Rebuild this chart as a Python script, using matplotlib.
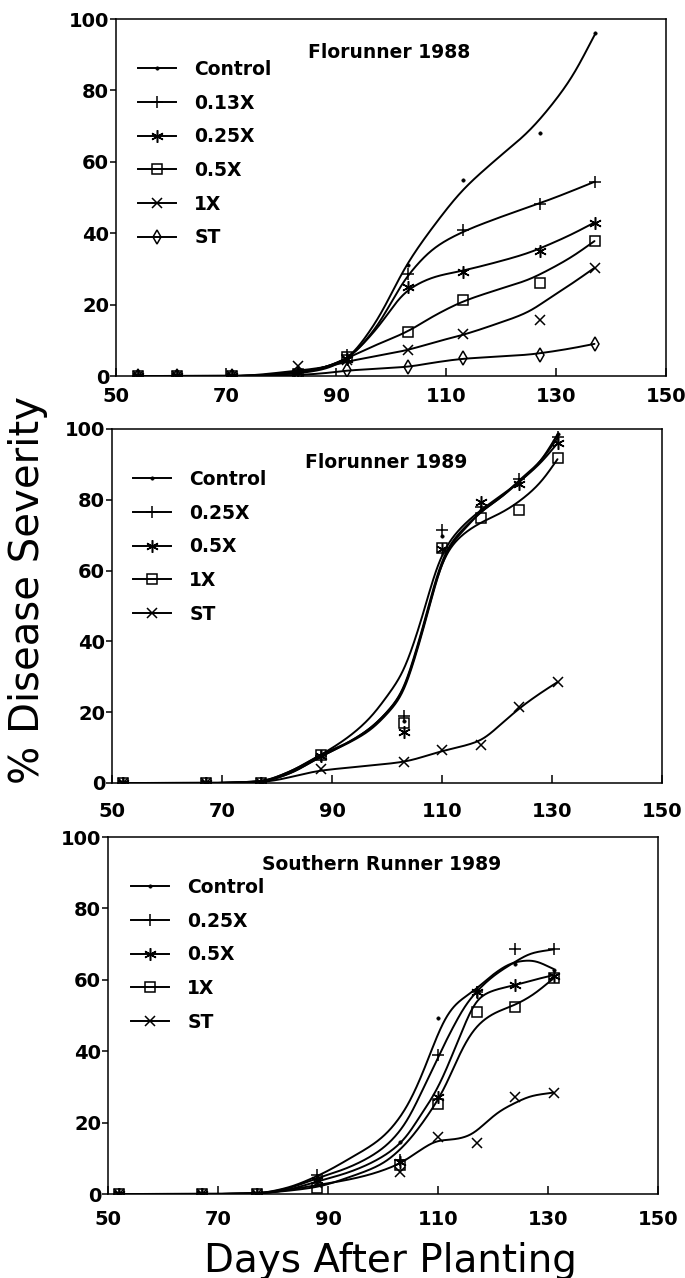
import numpy as np
import matplotlib
matplotlib.use("Agg")
import matplotlib.pyplot as plt
from matplotlib.lines import Line2D

# ---------------- data ----------------
# Panel 1: Florunner 1988
p1_title = "Florunner 1988"
p1_labels = ["Control", "0.13X", "0.25X", "0.5X", "1X", "ST"]
p1_days = [54, 61, 71, 83, 92, 103, 113, 127, 137]
p1_control = [0, 0, 0, 1, 4, 31, 55, 68, 96]
p1_013x = [0, 0, 0, 1.5, 5.8, 28.6, 40.8, 48.2, 54.3]
p1_025x = [0, 0, 0, 1, 4.9, 24.9, 29.1, 35, 42.8]
p1_05x = [0, 0, 0, 0.5, 5.3, 12.3, 21.2, 26, 37.8]
p1_1x = [0, 0, 0, 2.7, 4.4, 7.4, 11.8, 15.6, 30.3]
p1_st = [0, 0, 0, 0.2, 1.6, 2.5, 5, 5.8, 9]
# fitted curves
p1_fit_days = [54, 71, 83, 88, 92, 97, 103, 108, 113, 119, 125, 129, 133, 137]
p1_fit_control = [0, 0, 0.8, 2, 5, 14.5, 31.5, 42.5, 52, 60.5, 68.5, 75.5, 84, 95.5]
p1_fit_013x = [0, 0, 1, 2.5, 5, 13, 28, 36, 40.3, 44, 47.3, 49.5, 51.9, 54.4]
p1_fit_025x = [0, 0, 1, 2.5, 5, 12.5, 24, 27.8, 29.5, 31.8, 34.5, 37, 39.8, 43]
p1_fit_05x = [0, 0, 1, 2.5, 5, 8.5, 12.5, 17, 20.8, 24, 27, 30, 33.5, 37.8]
p1_fit_1x = [0, 0, 1.5, 2.5, 4, 5.5, 7.3, 9.5, 11.5, 14.5, 18, 22, 26, 30.3]
p1_fit_st = [0, 0, 0.3, 0.8, 1.5, 2, 2.6, 3.8, 4.8, 5.4, 6, 6.8, 7.8, 9]

# Panel 2: Florunner 1989
p2_title = "Florunner 1989"
p2_labels = ["Control", "0.25X", "0.5X", "1X", "ST"]
p2_days = [52, 67, 77, 88, 103, 110, 117, 124, 131]
p2_control = [0, 0, 0, 7.5, 17.5, 69.8, 77, 85, 98.5]
p2_025x = [0, 0, 0, 7.5, 19, 71.5, 78, 86, 97.8]
p2_05x = [0, 0, 0, 7.5, 14.5, 66, 79.5, 84.6, 96]
p2_1x = [0, 0, 0, 7.9, 17, 66.4, 75, 77, 91.7]
p2_st = [0, 0, 0, 4, 6, 9.3, 10.7, 21.6, 28.6]
p2_fit_days = [52, 67, 77, 82, 88, 93, 97, 100, 103, 105, 107, 109, 111, 114, 117, 121, 124, 128, 131]
p2_fit_control = [0, 0, 0.5, 3, 8, 13, 18.5, 24.5, 31.5, 40, 50, 61, 67.5, 73, 77, 81.5, 85, 91, 98.5]
p2_fit_025x = [0, 0, 0.4, 2.5, 7.5, 11.5, 15.5, 20, 26.3, 36, 46.5, 58.5, 66.5, 72, 76.5, 81, 85.5, 91, 97.5]
p2_fit_05x = [0, 0, 0.4, 2.5, 7.5, 11.3, 15, 19.5, 25.5, 35, 45.5, 57.5, 66, 71.5, 76.5, 81, 85, 90.5, 96]
p2_fit_1x = [0, 0, 0.5, 3, 8, 11.5, 15.5, 20, 26, 35.5, 46, 58, 65.5, 70.5, 73.5, 76.5, 79.5, 85, 91.5]
p2_fit_st_days = [52, 67, 77, 88, 96, 103, 110, 114, 117, 121, 124, 128, 131]
p2_fit_st = [0, 0, 0.3, 3.5, 4.8, 6, 9, 10.5, 12, 17, 21, 25.5, 28.5]

# Panel 3: Southern Runner 1989
p3_title = "Southern Runner 1989"
p3_labels = ["Control", "0.25X", "0.5X", "1X", "ST"]
p3_days = [52, 67, 77, 88, 103, 110, 117, 124, 131]
p3_control = [0, 0, 0, 5, 14.5, 49.2, 57, 64.5, 62.7]
p3_025x = [0, 0, 0, 5.3, 9.5, 39, 56.7, 68.5, 68.5]
p3_05x = [0, 0, 0, 3.9, 9, 27.3, 56.7, 58.5, 61]
p3_1x = [0, 0, 0, 1.6, 8.1, 25.2, 51, 52.3, 60.4]
p3_st = [0, 0, 0, 3, 6.3, 16, 14.3, 27.1, 28.4]
p3_fit_days = [52, 67, 77, 82, 88, 94, 100, 104, 107, 109, 111, 113, 115, 117, 120, 124, 127, 131]
p3_fit_control = [0, 0, 0.2, 1.5, 5, 10, 16, 23.5, 33, 41, 48.5, 53, 55.3, 57.5, 61.5, 65, 65.5, 63]
p3_fit_025x = [0, 0, 0.2, 1.3, 4.4, 7.6, 12.8, 19.5, 28.5, 35, 41.5, 47.5, 53, 56.7, 61, 65, 67.5, 68.5]
p3_fit_05x = [0, 0, 0.2, 1, 3.5, 6.2, 10.5, 15.5, 22.5, 27, 33, 40.5, 48, 54.5, 57, 58.5, 59.8, 61.3]
p3_fit_1x = [0, 0, 0.2, 0.8, 2, 4.8, 8.6, 13.8, 19.5, 24, 29, 36, 42.5, 47, 50.5, 53, 55.5, 60.4]
p3_fit_st_days = [52, 67, 77, 88, 96, 103, 107, 110, 113, 116, 118, 121, 124, 127, 131]
p3_fit_st = [0, 0, 0.2, 2.5, 4.8, 8.5, 12.5, 15, 15.3, 16.5, 19, 23, 25.5, 27.5, 28.4]

x_ticks = [50, 70, 90, 110, 130, 150]
y_ticks = [0, 20, 40, 60, 80, 100]
x_label = "Days After Planting"
y_label = "% Disease Severity"

# ---------------- helpers ----------------
def pchip(x, y, xn):
    x = np.asarray(x, float); y = np.asarray(y, float)
    h = np.diff(x); d = np.diff(y) / h
    n = len(x); m = np.zeros(n)
    for k in range(1, n - 1):
        if d[k - 1] * d[k] > 0:
            w1 = 2 * h[k] + h[k - 1]; w2 = h[k] + 2 * h[k - 1]
            m[k] = (w1 + w2) / (w1 / d[k - 1] + w2 / d[k])
    m[0] = d[0]; m[-1] = d[-1]
    idx = np.clip(np.searchsorted(x, xn) - 1, 0, n - 2)
    t = (xn - x[idx]) / h[idx]
    h00 = 2 * t**3 - 3 * t**2 + 1; h10 = t**3 - 2 * t**2 + t
    h01 = -2 * t**3 + 3 * t**2; h11 = t**3 - t**2
    return h00 * y[idx] + h10 * h[idx] * m[idx] + h01 * y[idx + 1] + h11 * h[idx] * m[idx + 1]

def smooth_curve(x, y, step=0.1, sigma=1.1):
    xs = np.arange(x[0], x[-1] + step / 2, step)
    ys = pchip(x, y, xs)
    k = int(4 * sigma / step)
    left = ys[0] - (ys[1] - ys[0]) * np.arange(k, 0, -1)
    right = ys[-1] + (ys[-1] - ys[-2]) * np.arange(1, k + 1)
    ext = np.concatenate([left, ys, right])
    g = np.exp(-0.5 * (np.arange(-k, k + 1) * step / sigma) ** 2)
    g /= g.sum()
    sm = np.convolve(ext, g, mode="valid")
    return xs, np.maximum(sm, 0)

ASTER = (6, 2, 0)
MK = {
    "Control": dict(marker="o", ms=2.4, mfc="black", mew=0.5),
    "0.13X": dict(marker="+", ms=9, mew=1.1),
    "0.25X_p1": dict(marker=ASTER, ms=9, mew=1.1),
    "0.5X_p1": dict(marker="s", ms=6.5, mfc="none", mew=1.1),
    "1X_p1": dict(marker="x", ms=6.5, mew=1.1),
    "ST_p1": dict(marker="d", ms=7.5, mfc="none", mew=1.1),
    "0.25X": dict(marker="+", ms=9, mew=1.1),
    "0.5X": dict(marker=ASTER, ms=9, mew=1.1),
    "1X": dict(marker="s", ms=6.5, mfc="none", mew=1.1),
    "ST": dict(marker="x", ms=6.5, mew=1.1),
}

W, H = 685, 1278
fig = plt.figure(figsize=(W / 100, H / 100), dpi=100)

legfont = dict(family="DejaVu Sans", weight="bold", size=13.5)

def make_axes(left, top, bottom, width, xpad):
    ax = fig.add_axes([left / W, 1 - bottom / H, width / W, (bottom - top) / H])
    ax.set_xlim(50, 150); ax.set_ylim(0, 100)
    ax.set_xticks(x_ticks); ax.set_yticks(y_ticks)
    ax.tick_params(axis="x", direction="in", length=6, width=1.1, pad=xpad)
    ax.tick_params(axis="y", direction="out", length=4, width=1.1, pad=1)
    for lab in ax.get_xticklabels() + ax.get_yticklabels():
        lab.set_fontfamily("DejaVu Sans"); lab.set_fontweight("bold"); lab.set_fontsize(14)
    for s in ax.spines.values():
        s.set_linewidth(1.1)
    return ax

def draw_panel(ax, title, title_xy, days, series, fits, labels, keys, leg_xy):
    handles = []
    for lab, key, obs, (fd, fv) in zip(labels, keys, series, fits):
        xs, ys = smooth_curve(fd, fv)
        ax.plot(xs, ys, color="black", lw=1.4, solid_capstyle="round")
        st = MK[key]
        ax.plot(days, obs, ls="none", color="black", mec="black", **st)
        handles.append(Line2D([0], [0], color="black", lw=1.4, mec="black", **st))
    fig.text(title_xy[0] / W, 1 - title_xy[1] / H, title, ha="center", va="center", **legfont)
    leg = ax.legend(handles, labels, loc="upper left",
                    bbox_to_anchor=(leg_xy[0] / W, 1 - leg_xy[1] / H),
                    bbox_transform=fig.transFigure, frameon=False, borderpad=0,
                    borderaxespad=0, handlelength=2.0, handletextpad=1.0,
                    labelspacing=0.78, numpoints=1, prop=legfont)
    return leg

# Panel 1
ax1 = make_axes(116, 19, 376, 550, 8)
draw_panel(ax1, p1_title, (389, 53), p1_days,
           [p1_control, p1_013x, p1_025x, p1_05x, p1_1x, p1_st],
           [(p1_fit_days, p1_fit_control), (p1_fit_days, p1_fit_013x),
            (p1_fit_days, p1_fit_025x), (p1_fit_days, p1_fit_05x),
            (p1_fit_days, p1_fit_1x), (p1_fit_days, p1_fit_st)],
           p1_labels, ["Control", "0.13X", "0.25X_p1", "0.5X_p1", "1X_p1", "ST_p1"],
           (138, 60))

# Panel 2
ax2 = make_axes(112, 429, 783, 550, 14)
draw_panel(ax2, p2_title, (386, 463), p2_days,
           [p2_control, p2_025x, p2_05x, p2_1x, p2_st],
           [(p2_fit_days, p2_fit_control), (p2_fit_days, p2_fit_025x),
            (p2_fit_days, p2_fit_05x), (p2_fit_days, p2_fit_1x),
            (p2_fit_st_days, p2_fit_st)],
           p2_labels, ["Control", "0.25X", "0.5X", "1X", "ST"],
           (133, 470))

# Panel 3
ax3 = make_axes(108, 837, 1194, 550, 11.5)
draw_panel(ax3, p3_title, (382, 865), p3_days,
           [p3_control, p3_025x, p3_05x, p3_1x, p3_st],
           [(p3_fit_days, p3_fit_control), (p3_fit_days, p3_fit_025x),
            (p3_fit_days, p3_fit_05x), (p3_fit_days, p3_fit_1x),
            (p3_fit_st_days, p3_fit_st)],
           p3_labels, ["Control", "0.25X", "0.5X", "1X", "ST"],
           (131, 878))

fig.text(390 / W, 1 - 1272 / H, x_label, ha="center", va="baseline",
         family="DejaVu Sans", size=28)
fig.text(28 / W, 1 - 590 / H, y_label, ha="center", va="center", rotation=90,
         family="DejaVu Sans", size=29)

fig.savefig("out.png", dpi=100)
===============
§ PROBLEM
Starting with the first line of the data above and ending with the line containing "from matplotlib.lines import Line2D", please restate every line exactly, leaving images out.

§ TASK SOLUTION
Rebuild this chart as a Python script, using matplotlib.
import numpy as np
import matplotlib
matplotlib.use("Agg")
import matplotlib.pyplot as plt
from matplotlib.lines import Line2D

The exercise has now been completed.